If depression were a choice, then I would not have needed the doctor, counsellor or my medication.
If depression were a choice, then my mind would choose to stop dwelling on things.
If the bad experiences of childhood (including bullying, if I did not have enough already,) and early adulthood had not happened, then I would be able to stop my brain having the memories of those days and re-living them.
Until you have been in my shoes, or other people’s shoes of people suffering mental health, then you do not know. So please do not judge.
What I experience to another person it is different. I know how my experiences affect me, but it does not mean I know fully how it affects the next person. I can only be there to support, or to just listen.
Receiving comments of the following I write below, that I have heard personally myself over the years, are not helpful at all.
- You can choose not to dwell on things
- It happened to you a long time ago and so you should put it behind you
- There’s no point living in the past
- Isn’t it time you moved on?
So until you have been in our shoes, suffered what we have suffered, you will not know how exactly how our past affects our mental health. So do not judge, but listen to our stories and try to understand how it affects us.
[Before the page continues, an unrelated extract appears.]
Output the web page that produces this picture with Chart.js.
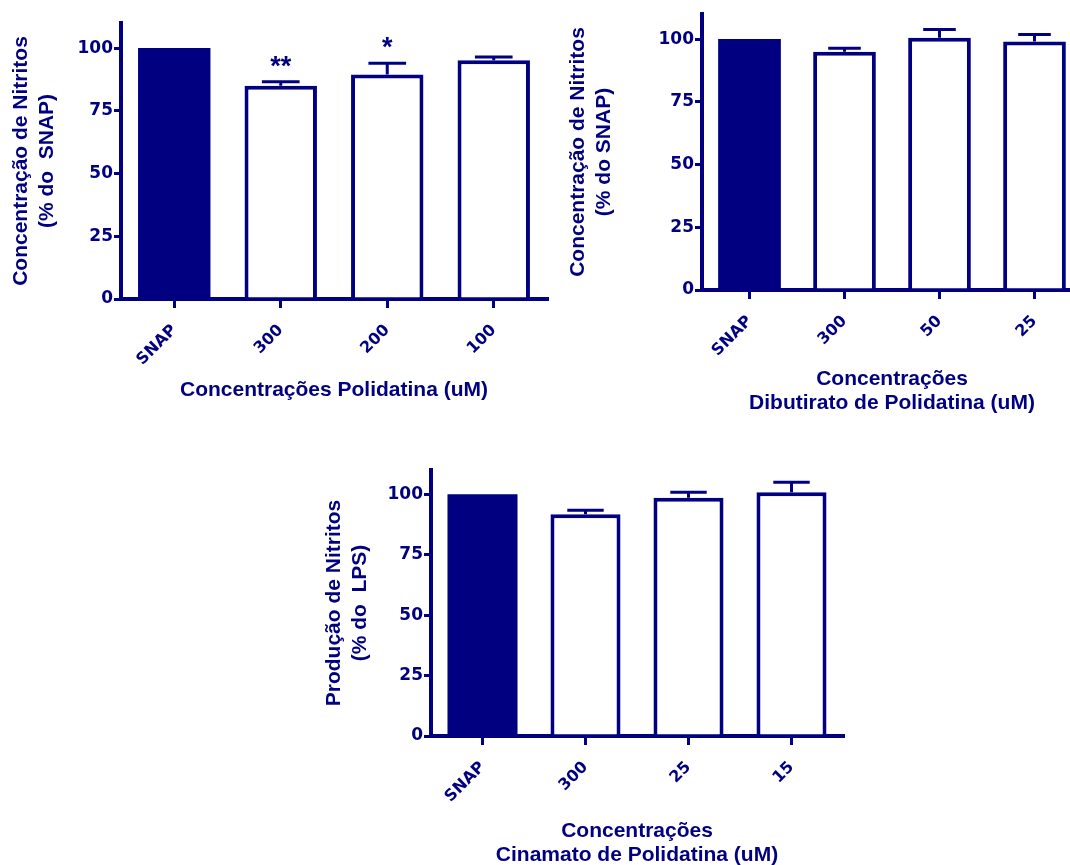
<!DOCTYPE html>
<html>
<head>
<meta charset="utf-8">
<script src="https://cdn.jsdelivr.net/npm/chart.js@4/dist/chart.umd.min.js"></script>
<style>
  html, body { margin: 0; padding: 0; background: #fff; }
  body { width: 1070px; height: 865px; position: relative; overflow: hidden; }
  canvas { position: absolute; }
  #c1 { left: 0; top: 0; }
  #c2 { left: 560px; top: 0; }
  #c3 { left: 300px; top: 440px; }
</style>
</head>
<body>
<canvas id="c1" width="560" height="420"></canvas>
<canvas id="c2" width="530" height="420"></canvas>
<canvas id="c3" width="560" height="430"></canvas>
<script>
// ===== data =====
const yTicks = [0, 25, 50, 75, 100];

const labels1 = ['SNAP', '300', '200', '100'];
const values1 = [100, 85, 89.5, 95.2];
const errors1 = [0, 1.6, 4.5, 1.2];
const stars1 = ['', '**', '*', ''];

const labels2 = ['SNAP', '300', '50', '25'];
const values2 = [100, 95, 100.5, 99];
const errors2 = [0, 1.3, 3.3, 2.8];

const labels3 = ['SNAP', '300', '25', '15'];
const values3 = [100, 91.7, 98.5, 100.8];
const errors3 = [0, 1.7, 2.3, 4.1];

// ===== style =====
const navy = '#000080';
const titleFont = '"Liberation Sans", Arial, sans-serif';
const tickFont = '"DejaVu Sans", "Liberation Sans", sans-serif';
Chart.defaults.font.family = titleFont;
Chart.defaults.font.weight = 'bold';
Chart.defaults.color = navy;

// error bars (upper only) + significance stars
const errorBars = {
  id: 'errorBars',
  afterDatasetsDraw(chart, args, opts) {
    const ctx = chart.ctx;
    const meta = chart.getDatasetMeta(0);
    const yScale = chart.scales.y;
    const vals = chart.data.datasets[0].data;
    ctx.save();
    ctx.strokeStyle = navy;
    ctx.lineWidth = 3;
    meta.data.forEach((bar, i) => {
      const err = opts.errors[i] || 0;
      const yTop = yScale.getPixelForValue(vals[i] + err);
      if (err > 0) {
        const half = bar.width * 0.26;
        ctx.beginPath();
        ctx.moveTo(bar.x, bar.y);
        ctx.lineTo(bar.x, yTop);
        ctx.moveTo(bar.x - half, yTop);
        ctx.lineTo(bar.x + half, yTop);
        ctx.stroke();
      }
      const s = opts.stars ? opts.stars[i] : '';
      if (s) {
        ctx.fillStyle = navy;
        ctx.font = 'bold 27px ' + titleFont;
        ctx.textAlign = 'center';
        ctx.textBaseline = 'alphabetic';
        ctx.fillText(s, bar.x, yTop - 7);
      }
    });
    ctx.restore();
  }
};

function makeChart(id, labels, values, errors, stars, g) {
  const fills = labels.map((l, i) => i === 0 ? navy : '#ffffff');
  const borders = labels.map((l, i) => i === 0 ? 0 : 4);
  return new Chart(document.getElementById(id), {
    type: 'bar',
    data: {
      labels: labels,
      datasets: [{
        data: values,
        backgroundColor: fills,
        borderColor: navy,
        borderWidth: borders,
        categoryPercentage: 1,
        barPercentage: g.barPct
      }]
    },
    options: {
      responsive: false,
      animation: false,
      layout: { padding: { top: g.top, right: g.right, left: 0, bottom: 0 } },
      plugins: {
        legend: { display: false },
        tooltip: { enabled: false },
        errorBars: { errors: errors, stars: stars }
      },
      scales: {
        x: {
          grid: { drawOnChartArea: false, offset: false, color: navy, lineWidth: 3, tickLength: 9 },
          border: { color: navy, width: 4 },
          ticks: { color: navy, font: { family: tickFont, size: 16, weight: 'bold' }, minRotation: 45, maxRotation: 45, padding: 13 },
          title: {
            display: true, text: g.xTitle, color: navy,
            font: { size: 21, weight: 'bold', lineHeight: 1.14 },
            padding: { top: 0, bottom: g.xPad }
          },
          afterFit(scale) { scale.height = g.xH; }
        },
        y: {
          min: 0,
          max: 110,
          afterBuildTicks(scale) { scale.ticks = yTicks.map(v => ({ value: v })); },
          grid: { drawOnChartArea: false, color: navy, lineWidth: 3, tickLength: 7 },
          border: { color: navy, width: 4 },
          ticks: { color: navy, font: { family: tickFont, size: 17, weight: 'bold' }, padding: 1 },
          title: {
            display: true, text: g.yTitle, color: navy,
            font: { size: 21, weight: 'bold', lineHeight: 1.24 },
            padding: { top: g.yPad, bottom: 0 }
          },
          afterFit(scale) { scale.width = g.yW; }
        }
      }
    },
    plugins: [errorBars]
  });
}

makeChart('c1', labels1, values1, errors1, stars1, {
  barPct: 0.68, top: 23, right: 13, xH: 121, yW: 121, xPad: 18, yPad: 8,
  xTitle: 'Concentrações Polidatina (uM)',
  yTitle: ['Concentração de Nitritos', '(% do  SNAP)']
});

makeChart('c2', labels2, values2, errors2, null, {
  barPct: 0.66, top: 14, right: 8, xH: 130, yW: 142, xPad: 5, yPad: 5,
  xTitle: ['Concentrações', 'Dibutirato de Polidatina (uM)'],
  yTitle: ['Concentração de Nitritos', '(% do SNAP)']
});

makeChart('c3', labels3, values3, errors3, null, {
  barPct: 0.68, top: 30, right: 17, xH: 134, yW: 131, xPad: 3, yPad: 21,
  xTitle: ['Concentrações', 'Cinamato de Polidatina (uM)'],
  yTitle: ['Produção de Nitritos', '(% do  LPS)']
});
</script>
</body>
</html>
If depression were a choice, then I would choose not to have depression.
As you know from reading this blog, I have had counselling in the past, the last two sets of sessions being very helpful for me.
This was because after the counsellor who I had for my first of theses two sessions, identifying my childhood past being the cause of how I was now.
Since these sessions have ended, I have been writing this blog as my continuing therapeutic way of dealing with things, as well as other things, like learning something new, remembering to give self-love.
I recommend talking therapy to anyone who is struggling. Talking therapy can work alone, or alongside antidepressants from your doctor, depending on the individual.
I recently learnt that someone closer to me was not doing well as I thought. After this person asked for advice, which I gave, I could see there was a bit more to it then the person was letting on, so I asked further. The person wouldn’t answer this question, as was concerned how I would feel ashamed of them, of their response.
I reassured that person, that I am sure you have done nothing to be ashamed of and that the advice I gave before would not help alone, as I could see whatever this issue was needed to be addressed. This would mean if they felt they could not be open with me, then to speak to a counsellor where you will not need to feel worried about being judged, because they are there to listen.
On answering further questions about what to expect in counselling sessions to reassure this person, because they have never seen a counsellor before, I printed off the necessary information, so they could self-refer. I hope this person does follow it through, because I know this person would benefit from it so much.
If you are feeling the need to talk to someone and have no one, or not confident in speaking to a friend, or family member, then please do speak to a counsellor. They are not there to judge, they are there to help.
I do recommend talking therapy, because you are in a neutral place where you do not need to worry about upsetting, or worrying a friend or relative, so you can unburden yourself. A place where you also won’t feel judged.